Following the Brexit vote, which was driven by the populist UK Independent Party, and the US election of Donald J. Trump, the self-proclaimed “ultimate outsider,” moderates in Europe are understandably terrified. Less than a week ago, the Italian constitutional referendum prompted the resignation of Matteo Renzi. A week before that, French President François Hollande announced his intention to step down in 2017. Cameron, Renzi, Hollande, and Merkel – four of Europe’s most powerful leaders, and only one will remain in 2017.
To characterize Merkel as Europe’s “last hope” or as the “last defender” of liberal democracy, as some in the media have, seems a bit hyperbolic. The AfD did have a surprising turnout in 2016, but the likelihood that it will garner enough support to form – or even be a part of – the next coalition is slim. As of now, the party does not have any seats in the national parliament, though it does have 143 of the 1855 state parliamentary seats. Still, the rise in populism cannot be ignored and the CDU and other parties may have to cater to ideas that would have, in any other election year, seemed too far right.

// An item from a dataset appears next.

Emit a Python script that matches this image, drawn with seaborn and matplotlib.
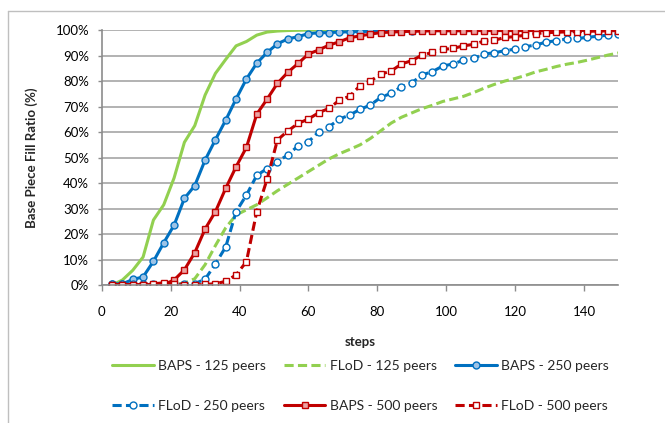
import pandas as pd
import matplotlib
matplotlib.use("Agg")
import matplotlib.pyplot as plt
from matplotlib.lines import Line2D
from matplotlib.ticker import FuncFormatter
import seaborn as sns

# simulation steps (sampled every 3 steps)
steps = [3, 6, 9, 12, 15, 18, 21, 24, 27, 30,
         33, 36, 39, 42, 45, 48, 51, 54, 57, 60,
         63, 66, 69, 72, 75, 78, 81, 84, 87, 90,
         93, 96, 99, 102, 105, 108, 111, 114, 117, 120,
         123, 126, 129, 132, 135, 138, 141, 144, 147, 150]

# base piece fill ratio (%)
baps_125 = [0, 2, 5.8, 11, 25.5, 31.5, 42, 56, 62.5, 74.5,
            83, 88.5, 93.8, 95.5, 98, 99.2, 99.6, 99.8, 99.9, 100,
            100, 100, 100, 100, 100, 100, 100, 100, 100, 100,
            100, 100, 100, 100, 100, 100, 100, 100, 100, 100,
            100, 100, 100, 100, 100, 100, 100, 100, 100, 100]
flod_125 = [0, 0, 0, 0, 0, 0, 0.3, 0.8, 2.5, 8,
            15.5, 22.5, 27.5, 29.5, 31.5, 34.2, 37, 39.5, 42, 44.5,
            47, 49.5, 51.5, 53.2, 55, 57.5, 60.5, 63.5, 65.8, 67.5,
            69.2, 70.5, 72, 73, 74, 75.5, 77.2, 78.7, 80, 81,
            82.2, 83.6, 84.6, 85.7, 86.6, 87.3, 88.2, 89.2, 90.2, 91]
baps_250 = [0.5, 0.5, 2.2, 3.2, 9.3, 16.6, 23.5, 34, 39, 49,
            57, 64.7, 73, 80.8, 87, 91.2, 94.6, 96.5, 97.4, 98.6,
            98.9, 99, 99.2, 99.3, 99.4, 99.5, 99.6, 99.7, 99.8, 99.8,
            99.9, 99.9, 99.9, 99.9, 99.9, 99.9, 99.9, 99.9, 99.9, 99.9,
            99.9, 99.9, 99.9, 99.9, 99.9, 99.9, 99.9, 99.9, 99.9, 99.9]
flod_250 = [0.3, 0.3, 0.3, 0.3, 0.3, 0.3, 0.3, 0.3, 0.6, 2.3,
            8.3, 15, 28.8, 35.3, 43, 45.7, 48.4, 51, 54.6, 56.2,
            60.1, 62.1, 65.1, 66.7, 68.9, 70.6, 73.6, 75.2, 77.8, 79.3,
            82.4, 83.7, 85.9, 86.7, 88.2, 88.9, 90.6, 91.1, 91.9, 92.5,
            93.5, 94.1, 95.3, 95.8, 96.5, 96.7, 97.1, 97.6, 98, 98.4]
baps_500 = [0.2, 0.2, 0.2, 0.2, 0.2, 0.2, 2, 6, 12.7, 22,
            28.8, 38, 46.4, 54, 67, 72.9, 79.1, 83.4, 86.9, 90.6,
            92.2, 94.1, 95.4, 97, 97.7, 98.4, 99, 99.2, 99.4, 99.5,
            99.6, 99.7, 99.7, 99.7, 99.7, 99.8, 99.8, 99.8, 99.8, 99.8,
            99.8, 99.8, 99.8, 99.9, 99.9, 99.9, 99.9, 99.9, 99.9, 99.9]
flod_500 = [0, 0, 0, 0.2, 0.5, 0.9, 0.3, 0, 0, 0.3,
            0.5, 1.5, 4, 9.2, 28.8, 41.5, 56.9, 60.4, 63.4, 65.1,
            67.6, 69.3, 72.5, 74.1, 78.2, 80, 82.7, 83.9, 86.7, 88,
            90.2, 91.2, 92.4, 92.8, 93.8, 94.4, 95.7, 96, 97.1, 97.4,
            98, 98.6, 99, 99.1, 99.3, 99.4, 99.5, 99.6, 99.7, 99.8]

series_names = ["BAPS - 125 peers", "FLoD - 125 peers", "BAPS - 250 peers",
                "FLoD - 250 peers", "BAPS - 500 peers", "FLoD - 500 peers"]
series_values = [baps_125, flod_125, baps_250, flod_250, baps_500, flod_500]

df = pd.DataFrame({"steps": steps})
for name, vals in zip(series_names, series_values):
    df[name] = [v / 100 for v in vals]

green = "#92D050"
blue = "#0070C0"
red = "#C00000"
dash = (0, (3, 1.4))

styles = {
    "BAPS - 125 peers": dict(color=green, linestyle="-", marker=None),
    "FLoD - 125 peers": dict(color=green, linestyle=dash, marker=None),
    "BAPS - 250 peers": dict(color=blue, linestyle="-", marker="o", mfc="#9DC3E6"),
    "FLoD - 250 peers": dict(color=blue, linestyle=dash, marker="o", mfc="white"),
    "BAPS - 500 peers": dict(color=red, linestyle="-", marker="s", mfc="#EBA3A3"),
    "FLoD - 500 peers": dict(color=red, linestyle=dash, marker="s", mfc="white"),
}

sns.set_style("white")
plt.rcParams["font.family"] = ["Lato", "DejaVu Sans"]

fig = plt.figure(figsize=(6.65, 4.23), dpi=100)
ax = fig.add_axes([0.153, 0.326, 0.777, 0.603])

for name in series_names:
    st = styles[name]
    kw = dict(color=st["color"], linestyle=st["linestyle"], linewidth=2.2)
    if st["marker"]:
        kw.update(marker=st["marker"], markersize=5, markerfacecolor=st["mfc"],
                  markeredgecolor=st["color"], markeredgewidth=1)
    sns.lineplot(data=df, x="steps", y=name, ax=ax, label=name, **kw)

ax.set_xlim(0, 150)
ax.set_ylim(0, 1)
ax.set_xticks([0, 20, 40, 60, 80, 100, 120, 140])
ax.set_yticks([i / 10 for i in range(11)])
ax.yaxis.set_major_formatter(FuncFormatter(lambda v, p: f"{v * 100:.0f}%"))

ax.grid(axis="y", color="#A6A6A6", linewidth=1.2)
ax.grid(axis="x", visible=False)
ax.set_axisbelow(True)
for s in ["top", "right"]:
    ax.spines[s].set_visible(False)
for s in ["left", "bottom"]:
    ax.spines[s].set_color("#8C8C8C")
    ax.spines[s].set_linewidth(1.2)

ax.tick_params(axis="x", direction="out", length=4, width=1, color="#8C8C8C",
               pad=11, labelsize=9.5, labelcolor="black", bottom=True)
ax.tick_params(axis="y", direction="out", length=3, width=1, color="#8C8C8C",
               pad=6, labelsize=9.5, labelcolor="black", left=True)

ax.set_xlabel("steps", fontsize=9.5, fontweight="bold")
ax.set_ylabel("Base Piece Fill Ratio (%)", fontsize=9.5, fontweight="bold")
ax.xaxis.set_label_coords(0.5, -0.2)
ax.yaxis.set_label_coords(-0.123, 0.5)

# legend laid out in rows of three
handles, labels = ax.get_legend_handles_labels()
order = [0, 3, 1, 4, 2, 5]
ax.legend([handles[i] for i in order], [labels[i] for i in order],
          ncol=3, frameon=False, fontsize=10, handlelength=3.0,
          handletextpad=0.3, columnspacing=1.3, labelspacing=2.0,
          loc="upper left", bbox_to_anchor=(112 / 665, 1 - 360 / 423),
          bbox_transform=fig.transFigure, borderaxespad=0, borderpad=0)

# outer chart border (partly cropped in the original)
fig.add_artist(Line2D([8 / 665, 1], [1 - 11 / 423, 1 - 11 / 423],
                      transform=fig.transFigure, color="#BFBFBF", linewidth=1))
fig.add_artist(Line2D([8 / 665, 8 / 665], [0, 1 - 11 / 423],
                      transform=fig.transFigure, color="#BFBFBF", linewidth=1))

fig.savefig("out.png", dpi=100)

That was clear during the annual party meeting when delegates debated the merits of banning face veils for Muslim women and doing away with dual citizenship. The tone of the nation has shifted, and the Chancellor will have to consider this in order to run a successful campaign.
Can she win?
It may not be clear if she is the right person for the job, or if she has the full weight of the CDU behind her, but Chancellor Merkel has been in power for almost 12 years. For many Germans, she seems almost like a permanent fixture atop the governmental pyramid. Not the most effective leader, or the most likeable, but the best option for right now.
Still, Merkel’s approval ratings have seen constant fluctuation in the past year. Over the summer, she reached new lows – in an August 2016 poll published by Zeit Online, only 42% of Germans wanted to see her run again. However, immediately following the US election of Donald Trump, Merkel’s approval rating rebounded. According to a Stern Magazine poll, 59% of Germans signaled their wish for her to run again on Nov 9, perhaps a reactionary poll driven by a glimpse of real populism in the US. However, as the dust settles Merkel must find a way to make these ratings sustainable, otherwise she faces an uphill battle in September. ”You have to help me,” Chancellor Merkel told CDU members gathered in Essen last week. Someone has to.